- AIM OF THE TASK
Go through the listing and write out all of it exactly.

- COLLECTED DATA
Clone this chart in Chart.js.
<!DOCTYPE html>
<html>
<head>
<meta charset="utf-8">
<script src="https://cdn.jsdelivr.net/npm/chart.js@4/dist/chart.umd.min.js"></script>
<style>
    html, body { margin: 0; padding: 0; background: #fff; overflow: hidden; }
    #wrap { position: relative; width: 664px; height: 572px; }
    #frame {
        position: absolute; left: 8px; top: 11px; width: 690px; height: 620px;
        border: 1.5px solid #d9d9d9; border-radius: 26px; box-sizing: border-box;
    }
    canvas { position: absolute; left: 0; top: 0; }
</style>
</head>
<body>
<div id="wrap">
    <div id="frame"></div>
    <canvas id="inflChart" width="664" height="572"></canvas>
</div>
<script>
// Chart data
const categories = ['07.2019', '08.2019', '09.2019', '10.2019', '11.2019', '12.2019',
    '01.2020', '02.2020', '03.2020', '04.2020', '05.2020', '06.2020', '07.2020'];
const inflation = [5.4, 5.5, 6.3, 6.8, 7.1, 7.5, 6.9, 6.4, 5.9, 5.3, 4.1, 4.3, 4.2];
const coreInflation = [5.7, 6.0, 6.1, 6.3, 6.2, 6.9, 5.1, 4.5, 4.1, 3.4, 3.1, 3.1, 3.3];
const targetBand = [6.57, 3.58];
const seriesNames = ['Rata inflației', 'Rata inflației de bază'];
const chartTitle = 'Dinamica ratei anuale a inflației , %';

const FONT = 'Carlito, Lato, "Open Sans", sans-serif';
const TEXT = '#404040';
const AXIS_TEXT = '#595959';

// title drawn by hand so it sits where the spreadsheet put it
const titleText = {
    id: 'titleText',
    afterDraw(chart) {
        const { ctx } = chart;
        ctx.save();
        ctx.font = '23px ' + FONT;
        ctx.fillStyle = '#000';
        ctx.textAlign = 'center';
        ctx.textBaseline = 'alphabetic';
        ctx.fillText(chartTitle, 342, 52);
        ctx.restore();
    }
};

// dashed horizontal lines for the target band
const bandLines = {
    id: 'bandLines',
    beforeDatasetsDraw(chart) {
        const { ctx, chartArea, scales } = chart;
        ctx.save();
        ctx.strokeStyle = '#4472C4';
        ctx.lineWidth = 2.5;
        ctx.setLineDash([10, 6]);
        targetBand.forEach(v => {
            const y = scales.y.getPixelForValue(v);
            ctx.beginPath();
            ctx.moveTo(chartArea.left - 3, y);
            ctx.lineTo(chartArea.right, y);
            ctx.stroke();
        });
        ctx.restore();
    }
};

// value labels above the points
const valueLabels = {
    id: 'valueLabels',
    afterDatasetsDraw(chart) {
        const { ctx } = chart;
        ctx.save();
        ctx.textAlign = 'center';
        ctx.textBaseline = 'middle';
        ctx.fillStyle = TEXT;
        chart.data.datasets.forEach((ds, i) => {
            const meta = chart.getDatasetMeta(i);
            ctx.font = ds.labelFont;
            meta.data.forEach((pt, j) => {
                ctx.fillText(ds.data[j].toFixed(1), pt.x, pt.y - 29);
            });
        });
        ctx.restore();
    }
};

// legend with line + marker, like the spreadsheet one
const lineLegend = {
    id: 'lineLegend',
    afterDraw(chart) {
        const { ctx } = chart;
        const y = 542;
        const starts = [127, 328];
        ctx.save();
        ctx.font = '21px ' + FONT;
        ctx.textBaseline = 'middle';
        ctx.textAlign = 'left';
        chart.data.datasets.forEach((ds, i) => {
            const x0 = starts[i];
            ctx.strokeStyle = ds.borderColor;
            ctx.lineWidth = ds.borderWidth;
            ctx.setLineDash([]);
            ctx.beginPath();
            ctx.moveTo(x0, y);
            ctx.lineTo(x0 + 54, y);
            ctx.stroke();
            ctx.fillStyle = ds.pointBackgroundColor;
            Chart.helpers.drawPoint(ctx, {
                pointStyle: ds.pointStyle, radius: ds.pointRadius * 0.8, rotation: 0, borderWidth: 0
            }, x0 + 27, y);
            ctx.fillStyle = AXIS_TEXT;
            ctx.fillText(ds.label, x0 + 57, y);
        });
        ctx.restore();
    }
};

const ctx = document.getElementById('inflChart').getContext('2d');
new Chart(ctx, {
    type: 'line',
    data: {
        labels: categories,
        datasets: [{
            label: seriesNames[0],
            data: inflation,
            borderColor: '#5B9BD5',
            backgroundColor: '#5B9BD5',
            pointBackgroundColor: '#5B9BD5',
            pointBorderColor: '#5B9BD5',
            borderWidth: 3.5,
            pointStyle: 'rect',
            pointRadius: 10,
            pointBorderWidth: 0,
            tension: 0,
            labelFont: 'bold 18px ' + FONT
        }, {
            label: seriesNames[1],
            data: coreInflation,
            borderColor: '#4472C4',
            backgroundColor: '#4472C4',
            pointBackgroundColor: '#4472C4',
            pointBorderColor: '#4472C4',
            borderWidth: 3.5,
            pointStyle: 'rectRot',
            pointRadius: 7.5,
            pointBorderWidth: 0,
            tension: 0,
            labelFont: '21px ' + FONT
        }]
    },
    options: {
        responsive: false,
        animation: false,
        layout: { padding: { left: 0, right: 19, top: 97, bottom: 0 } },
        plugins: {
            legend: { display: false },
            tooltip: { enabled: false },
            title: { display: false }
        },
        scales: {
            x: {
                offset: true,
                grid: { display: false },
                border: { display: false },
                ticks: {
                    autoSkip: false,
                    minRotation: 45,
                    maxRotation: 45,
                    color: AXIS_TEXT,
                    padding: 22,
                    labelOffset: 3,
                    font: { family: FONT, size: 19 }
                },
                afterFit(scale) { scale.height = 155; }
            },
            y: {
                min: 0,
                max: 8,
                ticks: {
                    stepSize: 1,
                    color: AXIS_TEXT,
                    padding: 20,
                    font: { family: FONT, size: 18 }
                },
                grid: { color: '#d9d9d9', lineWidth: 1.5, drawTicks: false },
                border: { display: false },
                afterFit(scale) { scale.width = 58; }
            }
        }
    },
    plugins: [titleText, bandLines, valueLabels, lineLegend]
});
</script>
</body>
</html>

- TASK OUTPUT
Clone this chart in Chart.js.
<!DOCTYPE html>
<html>
<head>
<meta charset="utf-8">
<script src="https://cdn.jsdelivr.net/npm/chart.js@4/dist/chart.umd.min.js"></script>
<style>
    html, body { margin: 0; padding: 0; background: #fff; overflow: hidden; }
    #wrap { position: relative; width: 664px; height: 572px; }
    #frame {
        position: absolute; left: 8px; top: 11px; width: 690px; height: 620px;
        border: 1.5px solid #d9d9d9; border-radius: 26px; box-sizing: border-box;
    }
    canvas { position: absolute; left: 0; top: 0; }
</style>
</head>
<body>
<div id="wrap">
    <div id="frame"></div>
    <canvas id="inflChart" width="664" height="572"></canvas>
</div>
<script>
// Chart data
const categories = ['07.2019', '08.2019', '09.2019', '10.2019', '11.2019', '12.2019',
    '01.2020', '02.2020', '03.2020', '04.2020', '05.2020', '06.2020', '07.2020'];
const inflation = [5.4, 5.5, 6.3, 6.8, 7.1, 7.5, 6.9, 6.4, 5.9, 5.3, 4.1, 4.3, 4.2];
const coreInflation = [5.7, 6.0, 6.1, 6.3, 6.2, 6.9, 5.1, 4.5, 4.1, 3.4, 3.1, 3.1, 3.3];
const targetBand = [6.57, 3.58];
const seriesNames = ['Rata inflației', 'Rata inflației de bază'];
const chartTitle = 'Dinamica ratei anuale a inflației , %';

const FONT = 'Carlito, Lato, "Open Sans", sans-serif';
const TEXT = '#404040';
const AXIS_TEXT = '#595959';

// title drawn by hand so it sits where the spreadsheet put it
const titleText = {
    id: 'titleText',
    afterDraw(chart) {
        const { ctx } = chart;
        ctx.save();
        ctx.font = '23px ' + FONT;
        ctx.fillStyle = '#000';
        ctx.textAlign = 'center';
        ctx.textBaseline = 'alphabetic';
        ctx.fillText(chartTitle, 342, 52);
        ctx.restore();
    }
};

// dashed horizontal lines for the target band
const bandLines = {
    id: 'bandLines',
    beforeDatasetsDraw(chart) {
        const { ctx, chartArea, scales } = chart;
        ctx.save();
        ctx.strokeStyle = '#4472C4';
        ctx.lineWidth = 2.5;
        ctx.setLineDash([10, 6]);
        targetBand.forEach(v => {
            const y = scales.y.getPixelForValue(v);
            ctx.beginPath();
            ctx.moveTo(chartArea.left - 3, y);
            ctx.lineTo(chartArea.right, y);
            ctx.stroke();
        });
        ctx.restore();
    }
};

// value labels above the points
const valueLabels = {
    id: 'valueLabels',
    afterDatasetsDraw(chart) {
        const { ctx } = chart;
        ctx.save();
        ctx.textAlign = 'center';
        ctx.textBaseline = 'middle';
        ctx.fillStyle = TEXT;
        chart.data.datasets.forEach((ds, i) => {
            const meta = chart.getDatasetMeta(i);
            ctx.font = ds.labelFont;
            meta.data.forEach((pt, j) => {
                ctx.fillText(ds.data[j].toFixed(1), pt.x, pt.y - 29);
            });
        });
        ctx.restore();
    }
};

// legend with line + marker, like the spreadsheet one
const lineLegend = {
    id: 'lineLegend',
    afterDraw(chart) {
        const { ctx } = chart;
        const y = 542;
        const starts = [127, 328];
        ctx.save();
        ctx.font = '21px ' + FONT;
        ctx.textBaseline = 'middle';
        ctx.textAlign = 'left';
        chart.data.datasets.forEach((ds, i) => {
            const x0 = starts[i];
            ctx.strokeStyle = ds.borderColor;
            ctx.lineWidth = ds.borderWidth;
            ctx.setLineDash([]);
            ctx.beginPath();
            ctx.moveTo(x0, y);
            ctx.lineTo(x0 + 54, y);
            ctx.stroke();
            ctx.fillStyle = ds.pointBackgroundColor;
            Chart.helpers.drawPoint(ctx, {
                pointStyle: ds.pointStyle, radius: ds.pointRadius * 0.8, rotation: 0, borderWidth: 0
            }, x0 + 27, y);
            ctx.fillStyle = AXIS_TEXT;
            ctx.fillText(ds.label, x0 + 57, y);
        });
        ctx.restore();
    }
};

const ctx = document.getElementById('inflChart').getContext('2d');
new Chart(ctx, {
    type: 'line',
    data: {
        labels: categories,
        datasets: [{
            label: seriesNames[0],
            data: inflation,
            borderColor: '#5B9BD5',
            backgroundColor: '#5B9BD5',
            pointBackgroundColor: '#5B9BD5',
            pointBorderColor: '#5B9BD5',
            borderWidth: 3.5,
            pointStyle: 'rect',
            pointRadius: 10,
            pointBorderWidth: 0,
            tension: 0,
            labelFont: 'bold 18px ' + FONT
        }, {
            label: seriesNames[1],
            data: coreInflation,
            borderColor: '#4472C4',
            backgroundColor: '#4472C4',
            pointBackgroundColor: '#4472C4',
            pointBorderColor: '#4472C4',
            borderWidth: 3.5,
            pointStyle: 'rectRot',
            pointRadius: 7.5,
            pointBorderWidth: 0,
            tension: 0,
            labelFont: '21px ' + FONT
        }]
    },
    options: {
        responsive: false,
        animation: false,
        layout: { padding: { left: 0, right: 19, top: 97, bottom: 0 } },
        plugins: {
            legend: { display: false },
            tooltip: { enabled: false },
            title: { display: false }
        },
        scales: {
            x: {
                offset: true,
                grid: { display: false },
                border: { display: false },
                ticks: {
                    autoSkip: false,
                    minRotation: 45,
                    maxRotation: 45,
                    color: AXIS_TEXT,
                    padding: 22,
                    labelOffset: 3,
                    font: { family: FONT, size: 19 }
                },
                afterFit(scale) { scale.height = 155; }
            },
            y: {
                min: 0,
                max: 8,
                ticks: {
                    stepSize: 1,
                    color: AXIS_TEXT,
                    padding: 20,
                    font: { family: FONT, size: 18 }
                },
                grid: { color: '#d9d9d9', lineWidth: 1.5, drawTicks: false },
                border: { display: false },
                afterFit(scale) { scale.width = 58; }
            }
        }
    },
    plugins: [titleText, bandLines, valueLabels, lineLegend]
});
</script>
</body>
</html>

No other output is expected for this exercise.